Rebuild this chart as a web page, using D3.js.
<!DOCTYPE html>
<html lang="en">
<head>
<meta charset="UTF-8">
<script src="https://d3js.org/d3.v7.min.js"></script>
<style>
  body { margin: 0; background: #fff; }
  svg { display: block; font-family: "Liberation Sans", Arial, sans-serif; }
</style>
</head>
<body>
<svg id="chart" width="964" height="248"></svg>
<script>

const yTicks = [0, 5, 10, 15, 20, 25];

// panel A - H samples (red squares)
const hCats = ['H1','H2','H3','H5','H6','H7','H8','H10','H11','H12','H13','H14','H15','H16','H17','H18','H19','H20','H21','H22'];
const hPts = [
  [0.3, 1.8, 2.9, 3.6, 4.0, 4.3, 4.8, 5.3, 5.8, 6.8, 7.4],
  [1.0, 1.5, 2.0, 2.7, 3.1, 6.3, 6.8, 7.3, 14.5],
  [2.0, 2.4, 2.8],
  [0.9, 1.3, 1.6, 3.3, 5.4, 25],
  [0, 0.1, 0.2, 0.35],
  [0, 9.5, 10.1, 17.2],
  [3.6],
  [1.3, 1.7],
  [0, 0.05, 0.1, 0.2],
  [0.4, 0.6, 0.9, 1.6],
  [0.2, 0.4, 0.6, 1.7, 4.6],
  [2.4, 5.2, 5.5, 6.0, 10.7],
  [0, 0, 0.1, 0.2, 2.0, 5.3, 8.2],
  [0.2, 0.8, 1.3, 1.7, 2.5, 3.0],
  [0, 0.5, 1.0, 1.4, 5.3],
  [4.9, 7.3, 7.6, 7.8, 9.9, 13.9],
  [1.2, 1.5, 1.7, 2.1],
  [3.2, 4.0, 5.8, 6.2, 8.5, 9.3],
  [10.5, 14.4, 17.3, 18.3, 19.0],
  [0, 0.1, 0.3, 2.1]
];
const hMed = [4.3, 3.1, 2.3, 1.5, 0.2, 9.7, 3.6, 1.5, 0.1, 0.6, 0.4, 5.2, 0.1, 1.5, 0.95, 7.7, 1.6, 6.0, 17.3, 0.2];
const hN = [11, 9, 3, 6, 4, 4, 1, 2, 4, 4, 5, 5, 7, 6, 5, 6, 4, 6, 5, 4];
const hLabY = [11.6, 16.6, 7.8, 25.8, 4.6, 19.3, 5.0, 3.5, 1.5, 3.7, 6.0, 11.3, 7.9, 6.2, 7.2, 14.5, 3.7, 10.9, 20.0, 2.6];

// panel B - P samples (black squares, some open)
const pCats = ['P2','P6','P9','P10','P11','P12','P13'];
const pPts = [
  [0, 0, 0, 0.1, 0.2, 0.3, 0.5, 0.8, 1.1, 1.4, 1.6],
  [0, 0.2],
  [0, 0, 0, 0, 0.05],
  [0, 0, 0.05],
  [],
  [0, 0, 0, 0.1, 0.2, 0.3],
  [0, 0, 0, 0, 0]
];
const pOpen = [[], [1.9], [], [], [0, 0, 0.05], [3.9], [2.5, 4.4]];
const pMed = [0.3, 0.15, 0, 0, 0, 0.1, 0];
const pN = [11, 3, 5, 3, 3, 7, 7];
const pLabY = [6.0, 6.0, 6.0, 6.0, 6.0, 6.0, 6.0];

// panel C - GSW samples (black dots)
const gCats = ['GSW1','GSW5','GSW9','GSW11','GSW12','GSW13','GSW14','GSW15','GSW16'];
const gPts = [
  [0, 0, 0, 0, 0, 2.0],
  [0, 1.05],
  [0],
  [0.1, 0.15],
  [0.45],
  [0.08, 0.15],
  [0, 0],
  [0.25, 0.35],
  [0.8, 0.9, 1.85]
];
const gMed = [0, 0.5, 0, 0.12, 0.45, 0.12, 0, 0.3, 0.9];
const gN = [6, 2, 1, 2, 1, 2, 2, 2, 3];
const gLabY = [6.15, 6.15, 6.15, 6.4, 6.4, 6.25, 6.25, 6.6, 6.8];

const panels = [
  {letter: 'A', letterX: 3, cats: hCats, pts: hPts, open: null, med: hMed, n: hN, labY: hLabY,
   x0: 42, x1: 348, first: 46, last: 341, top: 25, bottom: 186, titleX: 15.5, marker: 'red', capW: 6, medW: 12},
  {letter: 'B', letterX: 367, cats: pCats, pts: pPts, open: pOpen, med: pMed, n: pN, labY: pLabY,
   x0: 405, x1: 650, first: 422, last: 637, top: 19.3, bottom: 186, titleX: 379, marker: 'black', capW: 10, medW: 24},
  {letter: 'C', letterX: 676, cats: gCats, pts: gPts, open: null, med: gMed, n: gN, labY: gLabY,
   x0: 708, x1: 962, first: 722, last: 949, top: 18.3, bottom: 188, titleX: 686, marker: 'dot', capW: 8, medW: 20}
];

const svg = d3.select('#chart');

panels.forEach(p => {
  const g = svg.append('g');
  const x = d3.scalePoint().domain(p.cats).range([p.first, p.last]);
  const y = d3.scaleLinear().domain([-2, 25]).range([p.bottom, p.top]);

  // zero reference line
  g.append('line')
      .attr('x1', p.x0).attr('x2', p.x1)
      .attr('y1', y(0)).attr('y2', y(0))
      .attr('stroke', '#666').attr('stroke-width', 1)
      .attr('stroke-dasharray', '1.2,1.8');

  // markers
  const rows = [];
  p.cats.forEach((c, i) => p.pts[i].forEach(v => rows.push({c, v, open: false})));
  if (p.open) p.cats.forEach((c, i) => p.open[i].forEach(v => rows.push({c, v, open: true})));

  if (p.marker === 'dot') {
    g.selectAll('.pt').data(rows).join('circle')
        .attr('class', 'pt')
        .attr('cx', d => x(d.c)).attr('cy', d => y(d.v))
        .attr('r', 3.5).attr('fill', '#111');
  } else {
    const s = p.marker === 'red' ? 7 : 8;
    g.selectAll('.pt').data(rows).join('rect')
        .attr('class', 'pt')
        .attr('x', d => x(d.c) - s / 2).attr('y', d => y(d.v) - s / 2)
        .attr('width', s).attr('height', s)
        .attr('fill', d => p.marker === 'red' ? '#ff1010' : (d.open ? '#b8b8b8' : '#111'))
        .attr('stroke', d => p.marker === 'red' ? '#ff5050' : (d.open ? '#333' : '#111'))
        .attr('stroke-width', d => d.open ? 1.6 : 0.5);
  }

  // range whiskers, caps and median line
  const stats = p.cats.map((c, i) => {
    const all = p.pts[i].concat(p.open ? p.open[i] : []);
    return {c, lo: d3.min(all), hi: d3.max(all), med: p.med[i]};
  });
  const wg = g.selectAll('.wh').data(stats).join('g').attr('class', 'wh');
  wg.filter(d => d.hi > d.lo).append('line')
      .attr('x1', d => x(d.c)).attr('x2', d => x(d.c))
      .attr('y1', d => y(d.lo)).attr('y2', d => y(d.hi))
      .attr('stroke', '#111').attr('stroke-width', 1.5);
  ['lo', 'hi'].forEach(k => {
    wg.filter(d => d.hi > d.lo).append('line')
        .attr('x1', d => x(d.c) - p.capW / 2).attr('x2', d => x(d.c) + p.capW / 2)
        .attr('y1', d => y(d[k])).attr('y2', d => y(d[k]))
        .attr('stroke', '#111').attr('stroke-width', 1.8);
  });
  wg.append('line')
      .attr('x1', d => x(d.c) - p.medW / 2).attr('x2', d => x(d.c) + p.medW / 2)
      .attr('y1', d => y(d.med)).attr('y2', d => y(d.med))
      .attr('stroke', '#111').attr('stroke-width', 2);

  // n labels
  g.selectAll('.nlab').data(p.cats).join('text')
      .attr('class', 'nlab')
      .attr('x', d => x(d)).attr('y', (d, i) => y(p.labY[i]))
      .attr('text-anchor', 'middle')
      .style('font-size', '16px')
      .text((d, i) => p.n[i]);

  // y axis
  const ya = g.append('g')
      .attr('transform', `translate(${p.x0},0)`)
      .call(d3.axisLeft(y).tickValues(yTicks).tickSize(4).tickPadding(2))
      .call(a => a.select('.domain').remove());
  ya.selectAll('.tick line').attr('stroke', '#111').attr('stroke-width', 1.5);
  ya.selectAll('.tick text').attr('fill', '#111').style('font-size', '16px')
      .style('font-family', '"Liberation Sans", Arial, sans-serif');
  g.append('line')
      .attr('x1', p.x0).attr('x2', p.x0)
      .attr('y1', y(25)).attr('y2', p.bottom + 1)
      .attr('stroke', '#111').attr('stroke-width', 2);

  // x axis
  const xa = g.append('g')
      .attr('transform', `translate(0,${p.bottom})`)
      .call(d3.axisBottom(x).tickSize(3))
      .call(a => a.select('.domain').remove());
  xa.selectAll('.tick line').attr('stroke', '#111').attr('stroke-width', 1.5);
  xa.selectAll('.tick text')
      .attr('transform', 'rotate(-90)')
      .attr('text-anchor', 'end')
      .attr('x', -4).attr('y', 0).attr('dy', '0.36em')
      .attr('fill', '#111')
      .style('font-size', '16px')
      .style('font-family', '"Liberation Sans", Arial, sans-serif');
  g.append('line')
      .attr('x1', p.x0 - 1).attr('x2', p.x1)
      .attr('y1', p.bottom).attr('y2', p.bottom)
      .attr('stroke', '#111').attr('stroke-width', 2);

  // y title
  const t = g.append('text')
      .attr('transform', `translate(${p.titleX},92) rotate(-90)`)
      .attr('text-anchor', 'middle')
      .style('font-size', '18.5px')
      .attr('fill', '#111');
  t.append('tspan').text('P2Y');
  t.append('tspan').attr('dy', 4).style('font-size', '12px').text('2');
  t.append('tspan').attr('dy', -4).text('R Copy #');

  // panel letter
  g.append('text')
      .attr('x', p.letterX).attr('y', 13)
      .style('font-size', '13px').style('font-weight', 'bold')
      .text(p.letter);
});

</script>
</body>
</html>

## Exercise task
Restate, word for word and with nothing added, the lines from the first line of the listing through the one where "const pLabY = [6.0, 6.0, 6.0, 6.0, 6.0, 6.0, 6.0];" stands.

## Finished task
Rebuild this chart as a web page, using D3.js.
<!DOCTYPE html>
<html lang="en">
<head>
<meta charset="UTF-8">
<script src="https://d3js.org/d3.v7.min.js"></script>
<style>
  body { margin: 0; background: #fff; }
  svg { display: block; font-family: "Liberation Sans", Arial, sans-serif; }
</style>
</head>
<body>
<svg id="chart" width="964" height="248"></svg>
<script>

const yTicks = [0, 5, 10, 15, 20, 25];

// panel A - H samples (red squares)
const hCats = ['H1','H2','H3','H5','H6','H7','H8','H10','H11','H12','H13','H14','H15','H16','H17','H18','H19','H20','H21','H22'];
const hPts = [
  [0.3, 1.8, 2.9, 3.6, 4.0, 4.3, 4.8, 5.3, 5.8, 6.8, 7.4],
  [1.0, 1.5, 2.0, 2.7, 3.1, 6.3, 6.8, 7.3, 14.5],
  [2.0, 2.4, 2.8],
  [0.9, 1.3, 1.6, 3.3, 5.4, 25],
  [0, 0.1, 0.2, 0.35],
  [0, 9.5, 10.1, 17.2],
  [3.6],
  [1.3, 1.7],
  [0, 0.05, 0.1, 0.2],
  [0.4, 0.6, 0.9, 1.6],
  [0.2, 0.4, 0.6, 1.7, 4.6],
  [2.4, 5.2, 5.5, 6.0, 10.7],
  [0, 0, 0.1, 0.2, 2.0, 5.3, 8.2],
  [0.2, 0.8, 1.3, 1.7, 2.5, 3.0],
  [0, 0.5, 1.0, 1.4, 5.3],
  [4.9, 7.3, 7.6, 7.8, 9.9, 13.9],
  [1.2, 1.5, 1.7, 2.1],
  [3.2, 4.0, 5.8, 6.2, 8.5, 9.3],
  [10.5, 14.4, 17.3, 18.3, 19.0],
  [0, 0.1, 0.3, 2.1]
];
const hMed = [4.3, 3.1, 2.3, 1.5, 0.2, 9.7, 3.6, 1.5, 0.1, 0.6, 0.4, 5.2, 0.1, 1.5, 0.95, 7.7, 1.6, 6.0, 17.3, 0.2];
const hN = [11, 9, 3, 6, 4, 4, 1, 2, 4, 4, 5, 5, 7, 6, 5, 6, 4, 6, 5, 4];
const hLabY = [11.6, 16.6, 7.8, 25.8, 4.6, 19.3, 5.0, 3.5, 1.5, 3.7, 6.0, 11.3, 7.9, 6.2, 7.2, 14.5, 3.7, 10.9, 20.0, 2.6];

// panel B - P samples (black squares, some open)
const pCats = ['P2','P6','P9','P10','P11','P12','P13'];
const pPts = [
  [0, 0, 0, 0.1, 0.2, 0.3, 0.5, 0.8, 1.1, 1.4, 1.6],
  [0, 0.2],
  [0, 0, 0, 0, 0.05],
  [0, 0, 0.05],
  [],
  [0, 0, 0, 0.1, 0.2, 0.3],
  [0, 0, 0, 0, 0]
];
const pOpen = [[], [1.9], [], [], [0, 0, 0.05], [3.9], [2.5, 4.4]];
const pMed = [0.3, 0.15, 0, 0, 0, 0.1, 0];
const pN = [11, 3, 5, 3, 3, 7, 7];
const pLabY = [6.0, 6.0, 6.0, 6.0, 6.0, 6.0, 6.0];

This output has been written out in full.